DO THIS:
Reproduce the full listing below unchanged, apart from the pictures.

SOURCE MATERIAL:

#####

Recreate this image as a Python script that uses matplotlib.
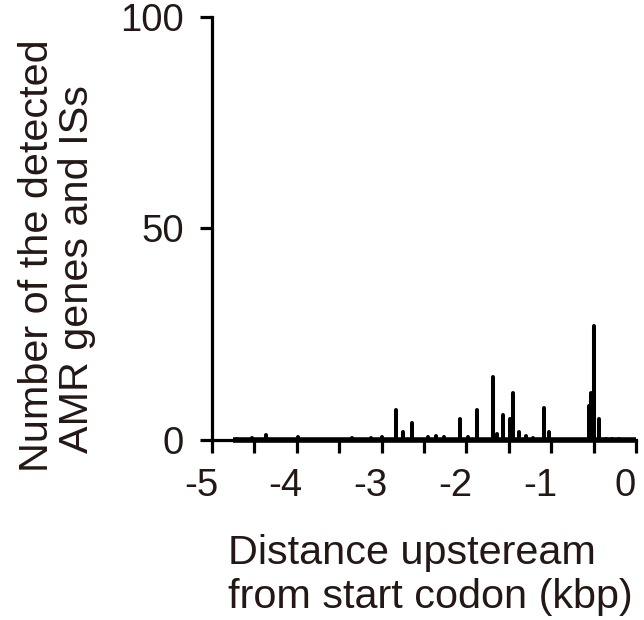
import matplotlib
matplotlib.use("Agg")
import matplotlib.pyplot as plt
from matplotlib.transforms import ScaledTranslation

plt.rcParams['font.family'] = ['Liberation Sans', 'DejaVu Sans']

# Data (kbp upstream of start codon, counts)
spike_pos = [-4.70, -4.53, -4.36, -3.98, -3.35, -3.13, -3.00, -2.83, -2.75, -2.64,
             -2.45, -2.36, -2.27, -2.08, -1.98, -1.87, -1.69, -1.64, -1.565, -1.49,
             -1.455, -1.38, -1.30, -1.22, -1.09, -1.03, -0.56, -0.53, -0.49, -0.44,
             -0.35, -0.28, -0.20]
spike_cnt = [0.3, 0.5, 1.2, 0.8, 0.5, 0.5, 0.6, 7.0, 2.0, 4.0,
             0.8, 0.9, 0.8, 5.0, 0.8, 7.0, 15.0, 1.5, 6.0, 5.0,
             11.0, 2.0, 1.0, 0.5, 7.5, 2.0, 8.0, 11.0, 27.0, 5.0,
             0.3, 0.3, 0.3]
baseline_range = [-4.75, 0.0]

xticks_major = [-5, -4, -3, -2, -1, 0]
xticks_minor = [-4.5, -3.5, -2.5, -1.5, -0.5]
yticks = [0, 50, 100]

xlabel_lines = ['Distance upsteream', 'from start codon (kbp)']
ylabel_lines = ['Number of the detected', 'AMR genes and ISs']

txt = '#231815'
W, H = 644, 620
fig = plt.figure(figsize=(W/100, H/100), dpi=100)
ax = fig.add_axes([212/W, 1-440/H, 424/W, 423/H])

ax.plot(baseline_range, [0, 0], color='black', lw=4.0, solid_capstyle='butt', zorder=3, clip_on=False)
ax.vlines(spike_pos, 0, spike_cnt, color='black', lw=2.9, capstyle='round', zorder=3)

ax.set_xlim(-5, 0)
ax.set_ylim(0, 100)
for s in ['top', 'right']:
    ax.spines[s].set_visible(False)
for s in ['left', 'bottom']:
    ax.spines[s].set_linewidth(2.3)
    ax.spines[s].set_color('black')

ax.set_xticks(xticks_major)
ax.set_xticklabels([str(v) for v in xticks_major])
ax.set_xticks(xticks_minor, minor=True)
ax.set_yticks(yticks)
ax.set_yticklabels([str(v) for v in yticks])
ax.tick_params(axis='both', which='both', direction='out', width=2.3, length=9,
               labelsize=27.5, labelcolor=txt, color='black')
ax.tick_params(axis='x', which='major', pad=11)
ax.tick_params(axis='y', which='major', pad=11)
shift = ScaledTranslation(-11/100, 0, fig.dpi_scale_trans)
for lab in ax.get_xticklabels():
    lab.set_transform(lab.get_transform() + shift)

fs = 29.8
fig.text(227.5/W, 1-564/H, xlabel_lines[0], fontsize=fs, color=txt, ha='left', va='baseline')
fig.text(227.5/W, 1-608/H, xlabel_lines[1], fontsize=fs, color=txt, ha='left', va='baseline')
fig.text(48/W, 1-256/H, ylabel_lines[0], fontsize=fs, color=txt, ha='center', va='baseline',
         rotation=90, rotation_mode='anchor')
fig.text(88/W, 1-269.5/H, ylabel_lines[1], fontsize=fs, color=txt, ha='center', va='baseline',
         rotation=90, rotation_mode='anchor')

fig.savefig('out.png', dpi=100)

#####

RESPONSE TO THE EXERCISE:
Recreate this image as a Python script that uses matplotlib.
import matplotlib
matplotlib.use("Agg")
import matplotlib.pyplot as plt
from matplotlib.transforms import ScaledTranslation

plt.rcParams['font.family'] = ['Liberation Sans', 'DejaVu Sans']

# Data (kbp upstream of start codon, counts)
spike_pos = [-4.70, -4.53, -4.36, -3.98, -3.35, -3.13, -3.00, -2.83, -2.75, -2.64,
             -2.45, -2.36, -2.27, -2.08, -1.98, -1.87, -1.69, -1.64, -1.565, -1.49,
             -1.455, -1.38, -1.30, -1.22, -1.09, -1.03, -0.56, -0.53, -0.49, -0.44,
             -0.35, -0.28, -0.20]
spike_cnt = [0.3, 0.5, 1.2, 0.8, 0.5, 0.5, 0.6, 7.0, 2.0, 4.0,
             0.8, 0.9, 0.8, 5.0, 0.8, 7.0, 15.0, 1.5, 6.0, 5.0,
             11.0, 2.0, 1.0, 0.5, 7.5, 2.0, 8.0, 11.0, 27.0, 5.0,
             0.3, 0.3, 0.3]
baseline_range = [-4.75, 0.0]

xticks_major = [-5, -4, -3, -2, -1, 0]
xticks_minor = [-4.5, -3.5, -2.5, -1.5, -0.5]
yticks = [0, 50, 100]

xlabel_lines = ['Distance upsteream', 'from start codon (kbp)']
ylabel_lines = ['Number of the detected', 'AMR genes and ISs']

txt = '#231815'
W, H = 644, 620
fig = plt.figure(figsize=(W/100, H/100), dpi=100)
ax = fig.add_axes([212/W, 1-440/H, 424/W, 423/H])

ax.plot(baseline_range, [0, 0], color='black', lw=4.0, solid_capstyle='butt', zorder=3, clip_on=False)
ax.vlines(spike_pos, 0, spike_cnt, color='black', lw=2.9, capstyle='round', zorder=3)

ax.set_xlim(-5, 0)
ax.set_ylim(0, 100)
for s in ['top', 'right']:
    ax.spines[s].set_visible(False)
for s in ['left', 'bottom']:
    ax.spines[s].set_linewidth(2.3)
    ax.spines[s].set_color('black')

ax.set_xticks(xticks_major)
ax.set_xticklabels([str(v) for v in xticks_major])
ax.set_xticks(xticks_minor, minor=True)
ax.set_yticks(yticks)
ax.set_yticklabels([str(v) for v in yticks])
ax.tick_params(axis='both', which='both', direction='out', width=2.3, length=9,
               labelsize=27.5, labelcolor=txt, color='black')
ax.tick_params(axis='x', which='major', pad=11)
ax.tick_params(axis='y', which='major', pad=11)
shift = ScaledTranslation(-11/100, 0, fig.dpi_scale_trans)
for lab in ax.get_xticklabels():
    lab.set_transform(lab.get_transform() + shift)

fs = 29.8
fig.text(227.5/W, 1-564/H, xlabel_lines[0], fontsize=fs, color=txt, ha='left', va='baseline')
fig.text(227.5/W, 1-608/H, xlabel_lines[1], fontsize=fs, color=txt, ha='left', va='baseline')
fig.text(48/W, 1-256/H, ylabel_lines[0], fontsize=fs, color=txt, ha='center', va='baseline',
         rotation=90, rotation_mode='anchor')
fig.text(88/W, 1-269.5/H, ylabel_lines[1], fontsize=fs, color=txt, ha='center', va='baseline',
         rotation=90, rotation_mode='anchor')

fig.savefig('out.png', dpi=100)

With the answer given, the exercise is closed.